Friday, October 9, 2009

Feel the love

Jon: Do either of you have a high res version of our logo or the original file that Fish did?

Pat: Did a quick check don’t think I have it, will look some more later

Erik: No pat, He's not talking about the rainbow logo you have used all too often


Jon: Swing by your place at 8:30?

Erik: as long as its from a noose


Erik: Listen, I just wanted to remind everyone, that between the velvet lies, there's a truth that's hard as steel

Let's try and keep that in mind

Pat: Hopefully you’re the opposite of the vision that never dies

Erik: I AM the vision that dies...I am the last thing that most people ever see before being slapped in the face with a 10 pound maul


Sean: Does this mean we are going to practice tonight? If so, I'm in.

Pat: Tonight’s tough for me, moving (again)

Erik: tonight would be tough for me too

Sean: Looks like i'm changing diapers then. "Tanks for nutin'"!!!!

Joe: Good Call. I would rather change diapers than be with Jon

Jon: I would rather change drummers than deal with you. I hear Steven Adler is available.


Pat: you home yet? glad to hear that the surgery went well. jon still smells awful and erik still has no talent

Joe: I just got home yesterday. Just taking it easy. I hope jon slips on the ice for RIT Hockey kickoff.


Sean: I hope that during the show Friday night.....A giant tornado comes through and kills all of you.

Jon: Well the downside is that I would be dead, but the upside is that Erik would be dead. I’m liking this idea. Sacrifices must be made.
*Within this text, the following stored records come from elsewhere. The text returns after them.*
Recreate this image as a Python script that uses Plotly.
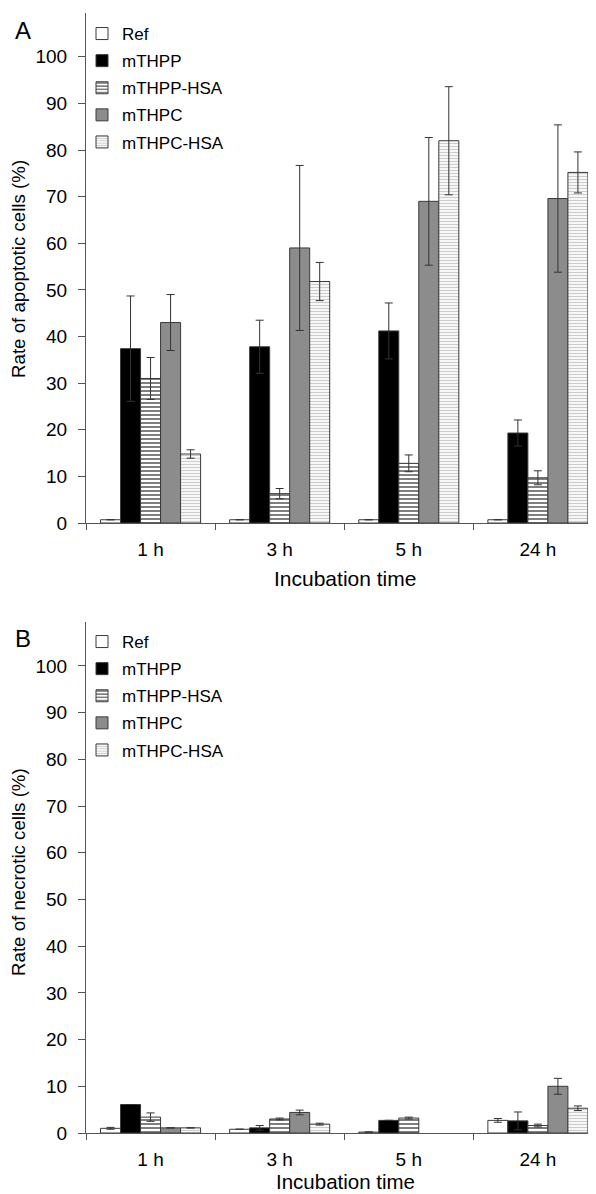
import plotly.graph_objects as go

categories = ["1 h", "3 h", "5 h", "24 h"]
series = ["Ref", "mTHPP", "mTHPP-HSA", "mTHPC", "mTHPC-HSA"]

# Panel A: apoptotic cells (%)
apo_ref = [0.7, 0.7, 0.7, 0.7]
apo_thpp = [37.4, 37.8, 41.2, 19.3]
apo_thpp_hsa = [31.0, 6.3, 12.8, 9.7]
apo_thpc = [43.0, 59.0, 69.0, 69.6]
apo_thpc_hsa = [14.8, 51.8, 82.0, 75.2]
apo_ref_err = [0, 0, 0, 0]
apo_thpp_err = [11.3, 5.7, 6.0, 2.8]
apo_thpp_hsa_err = [4.5, 1.1, 1.8, 1.5]
apo_thpc_err = [6.0, 17.7, 13.7, 15.8]
apo_thpc_hsa_err = [0.9, 4.1, 11.6, 4.4]

# Panel B: necrotic cells (%)
nec_ref = [1.0, 0.8, 0.2, 2.7]
nec_thpp = [6.1, 1.1, 2.7, 2.6]
nec_thpp_hsa = [3.4, 3.0, 3.2, 1.6]
nec_thpc = [1.1, 4.4, None, 10.0]
nec_thpc_hsa = [1.1, 1.9, None, 5.3]
nec_ref_err = [0.2, 0, 0, 0.4]
nec_thpp_err = [0, 0.5, 0, 1.9]
nec_thpp_hsa_err = [0.9, 0.2, 0.2, 0.3]
nec_thpc_err = [0, 0.5, 0, 1.7]
nec_thpc_hsa_err = [0, 0.2, 0, 0.5]

yticks = list(range(0, 101, 10))

FONT = "Liberation Sans, Arial, sans-serif"
# page body has an 8px margin: figure is drawn from (8,8)
OFF = 8
W, H = 596 - OFF, 1194 - OFF
OUT = "#3a3a3a"

styles = [
    dict(color="white", pattern=None),
    dict(color="black", pattern=None),
    dict(color="white", pattern=dict(shape="-", fgcolor="black", bgcolor="white", size=4, solidity=0.5, fillmode="overlay")),
    dict(color="#8c8c8c", pattern=None),
    dict(color="white", pattern=dict(shape="-", fgcolor="#9a9a9a", bgcolor="white", size=3, solidity=0.45, fillmode="overlay")),
]

fig = go.Figure()

def add_panel(values, errors, xa, ya, legend, tag):
    for i, (name, vals, errs) in enumerate(zip(series, values, errors)):
        st = styles[i]
        marker = dict(color=st["color"], line=dict(color=OUT, width=1))
        if st["pattern"] is not None:
            marker["pattern"] = st["pattern"]
        fig.add_trace(go.Bar(
            x=categories, y=vals, name=name, marker=marker,
            error_y=dict(type="data", array=errs, visible=True, color="#333333", thickness=1, width=4),
            xaxis=xa, yaxis=ya, legend=legend, legendgroup=f"{tag}{i}",
        ))

add_panel([apo_ref, apo_thpp, apo_thpp_hsa, apo_thpc, apo_thpc_hsa],
          [apo_ref_err, apo_thpp_err, apo_thpp_hsa_err, apo_thpc_err, apo_thpc_hsa_err],
          "x", "y", "legend", "a")
add_panel([nec_ref, nec_thpp, nec_thpp_hsa, nec_thpc, nec_thpc_hsa],
          [nec_ref_err, nec_thpp_err, nec_thpp_hsa_err, nec_thpc_err, nec_thpc_hsa_err],
          "x2", "y2", "legend2", "b")

def px(p):
    return (p - OFF) / W

def py(p):
    return 1 - (p - OFF) / H

xdom = [px(86), 1]
xcommon = dict(domain=xdom, range=[-0.5, 3.45], showline=True, linecolor="#555", linewidth=1,
               ticks="outside", ticklen=6, tickcolor="#555", tickson="boundaries",
               tickfont=dict(family=FONT, size=19, color="black"), ticklabelstandoff=9,
               showgrid=False, zeroline=False, fixedrange=True, automargin=False)
ycommon = dict(range=[0, 109.4], tickvals=yticks, showline=True, linecolor="#555", linewidth=1,
               ticks="outside", ticklen=7, tickcolor="#555", ticklabelstandoff=7,
               tickfont=dict(family=FONT, size=19, color="black"),
               showgrid=False, zeroline=False, automargin=False)

fig.update_layout(
    width=W, height=H, margin=dict(l=0, r=0, t=0, b=0),
    paper_bgcolor="white", plot_bgcolor="white",
    barmode="group", bargap=0.225, bargroupgap=0,
    font=dict(family=FONT, size=17, color="black"),
    xaxis=dict(anchor="y", **xcommon),
    yaxis=dict(domain=[py(523), py(13)], anchor="x", **ycommon),
    xaxis2=dict(anchor="y2", **xcommon),
    yaxis2=dict(domain=[py(1133), py(622)], anchor="x2", **ycommon),
    legend=dict(x=px(82), y=py(16), xanchor="left", yanchor="top", bgcolor="rgba(0,0,0,0)",
                font=dict(family=FONT, size=17), tracegroupgap=2, itemclick=False),
    legend2=dict(x=px(82), y=py(624), xanchor="left", yanchor="top", bgcolor="rgba(0,0,0,0)",
                 font=dict(family=FONT, size=17), tracegroupgap=2, itemclick=False),
    showlegend=True,
)

ann = [
    dict(text="A", x=23, y=31, size=24),
    dict(text="B", x=23, y=638, size=24),
    dict(text="Rate of apoptotic cells (%)", x=18, y=269, size=18.7, angle=-90),
    dict(text="Rate of necrotic cells (%)", x=18, y=872, size=18.7, angle=-90),
    dict(text="Incubation time", x=345, y=578, size=21),
    dict(text="Incubation time", x=345, y=1181, size=20.5),
]
for a in ann:
    fig.add_annotation(xref="paper", yref="paper", showarrow=False, xanchor="center", yanchor="middle",
                       x=px(a["x"]), y=py(a["y"]), text=a["text"], textangle=a.get("angle", 0),
                       font=dict(family=FONT, color="black", size=a["size"]))

fig.write_html("out.html")
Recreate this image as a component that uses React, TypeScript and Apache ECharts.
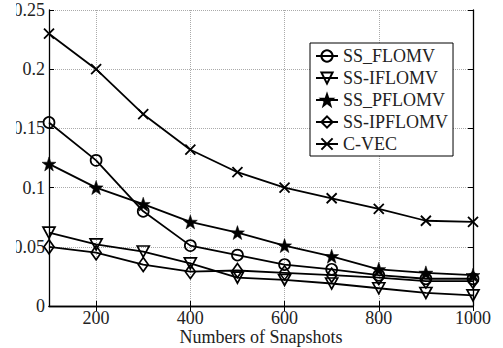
import React, { useEffect, useRef } from "react";
import * as echarts from "echarts";

const snapshots = [100, 200, 300, 400, 500, 600, 700, 800, 900, 1000];
const xTickValues = [200, 400, 600, 800, 1000];
const seriesNames = ["SS_FLOMV", "SS-IFLOMV", "SS_PFLOMV", "SS-IPFLOMV", "C-VEC"];
const ssFlomv = [0.155, 0.123, 0.08, 0.051, 0.043, 0.035, 0.031, 0.026, 0.023, 0.023];
const ssIflomv = [0.062, 0.052, 0.046, 0.036, 0.024, 0.022, 0.019, 0.015, 0.011, 0.009];
const ssPflomv = [0.12, 0.1, 0.086, 0.071, 0.062, 0.051, 0.042, 0.031, 0.028, 0.026];
const ssIpflomv = [0.05, 0.045, 0.035, 0.029, 0.03, 0.028, 0.026, 0.024, 0.021, 0.021];
const cVec = [0.23, 0.2, 0.162, 0.132, 0.113, 0.1, 0.091, 0.082, 0.072, 0.071];

const FONT = "Liberation Serif";

const STAR =
  "path://M10,0 L12.35,6.76 L19.51,6.91 L13.8,11.24 L15.88,18.09 L10,14 L4.12,18.09 L6.2,11.24 L0.49,6.91 L7.65,6.76 Z";
const TRI_DOWN = "path://M0,0 L12,0 L6,11 Z";
const DIAMOND = "path://M5,0 L10,7 L5,14 L0,7 Z";
const CROSS = "path://M0,0 L10,10 M10,0 L0,10";

export default function App() {
  const ref = useRef<HTMLDivElement>(null);
  useEffect(() => {
    if (!ref.current) return;
    const chart = echarts.init(ref.current, undefined, { renderer: "svg" });
    const hollow = { color: "rgba(0,0,0,0)", borderColor: "#000", borderWidth: 1.7 };
    const mk = (name: string, data: number[], symbol: string, size: any, itemStyle: any) => ({
      name,
      type: "line",
      data: snapshots.map((x, i) => [x, data[i]]),
      symbol,
      symbolSize: size,
      showSymbol: true,
      lineStyle: { color: "#000", width: 1.8 },
      itemStyle,
      emphasis: { disabled: true },
    });
    const axisLine = { show: true, lineStyle: { color: "#000", width: 1.3 } };
    const grid = { show: true, lineStyle: { color: "#aaa", type: "dotted", width: 1 } };
    const fmt = (v: number) => String(v);
    chart.setOption({
      animation: false,
      backgroundColor: "#fff",
      grid: { left: 33, right: 30, top: 10, bottom: 42, outerBoundsMode: "none", containLabel: false },
      legend: {
        orient: "vertical",
        left: 294,
        top: 43,
        padding: [4, 5, 3, 5],
        itemGap: 4,
        itemWidth: 22,
        itemHeight: 14,
        borderColor: "#000",
        borderWidth: 1,
        backgroundColor: "#fff",
        textStyle: { fontFamily: FONT, fontSize: 18, color: "#222" },
        data: seriesNames,
      },
      xAxis: [
        {
          type: "value",
          min: 100,
          max: 1000,
          name: "Numbers of Snapshots",
          nameLocation: "middle",
          nameGap: 22,
          nameMoveOverlap: false,
          nameTextStyle: { fontFamily: FONT, fontSize: 18, color: "#222", lineHeight: 18 },
          axisLine,
          axisTick: { show: true, inside: true, length: 5, customValues: xTickValues, lineStyle: { color: "#000" } },
          axisLabel: { customValues: xTickValues, formatter: fmt, fontFamily: FONT, fontSize: 18, lineHeight: 18, color: "#222", margin: 3 },
          splitLine: grid,
        },
        {
          type: "value",
          position: "top",
          min: 100,
          max: 1000,
          axisLine,
          axisTick: { show: true, inside: true, length: 5, customValues: xTickValues, lineStyle: { color: "#000" } },
          axisLabel: { show: false },
          splitLine: { show: false },
        },
      ],
      yAxis: [
        {
          type: "value",
          min: 0,
          max: 0.25,
          interval: 0.05,
          axisLine,
          axisTick: { show: true, inside: true, length: 5, lineStyle: { color: "#000" } },
          axisLabel: { formatter: fmt, fontFamily: FONT, fontSize: 18, color: "#222", margin: 4 },
          splitLine: grid,
        },
        {
          type: "value",
          position: "right",
          min: 0,
          max: 0.25,
          interval: 0.05,
          axisLine,
          axisTick: { show: true, inside: true, length: 5, lineStyle: { color: "#000" } },
          axisLabel: { show: false },
          splitLine: { show: false },
        },
      ],
      series: [
        mk(seriesNames[0], ssFlomv, "circle", 11, hollow),
        mk(seriesNames[1], ssIflomv, TRI_DOWN, [12, 11], hollow),
        mk(seriesNames[2], ssPflomv, STAR, 14, { color: "#000", borderColor: "#000", borderWidth: 0.5 }),
        mk(seriesNames[3], ssIpflomv, DIAMOND, [10, 14], hollow),
        mk(seriesNames[4], cVec, CROSS, 10, { color: "rgba(0,0,0,0)", borderColor: "#000", borderWidth: 1.8 }),
      ],
    });
    return () => chart.dispose();
  }, []);
  return (
    <div
      ref={ref}
      style={{ position: "absolute", left: 16, top: 0, width: 487, height: 348 }}
    />
  );
}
I can picture it now; Erik gets sucked up into a vortex and spit out over Darien Lake. His lifeless corpse tangled up in the Superman Ride of Steel framework. Maybe a foot lands in the wave pool. A pair or soiled mesh shorts falls onto the midway… that’s what dreams are made of.


Pat: Please let it be Jon. [link to D&C story of guy getting stabbed on Monroe ave]

Jon: Damn, that’s at the end of my street! I didn’t hear sirens or anything last night. Weird.


That building is sketchy. Always a bunch of losers hanging out on the front steps. Erik, you would fit right in.


Erik: I made an announcement in the musician's community forum…..should be showing up soon

Jon: Your coming out announcement? Good place for it.

Random Craigslist Guy reading announcement: “Okay I was never sure if there really was a GOD until I went to the Mulletude website and saw their video's, now I'm sure there is NO GOD! This has to be the worst band ever! The whole mullet thing I get, it's a joke, but the truth is the band sucks and their hiding behind the gimmic. The singer couldn't hold a note if it was in a cup and the rest of this joke for a band should stay in the basement and play to their 4 friends. A-Pub has indeed falling to the lowest point ever. I know the economy is rough right now but is this the way to go? I think not. I would rather hear a DJ spin the tunes, than to watch some moronish band pretend to be something their not. If I had a mullet and thank god I don't and never have, I would be pissed if this was all there was to represent my style. Mulletude, please crawl back under the turd you climbed through to reach the sun and forget about being onstage. A-Pub you should really think about what you're a doing to the business, find another way to entertain the soon to be gone crowd.”

Pat: I kinda want to do a missed connections post playing a joke on erik

“I saw you at high fidelity playing guitar, you looked like a gorilla with a jonas brother’s haircut. I’m into that stuff, I’m like that lady from Connecticut. I want to j*** on your t*** and punch you in the face.”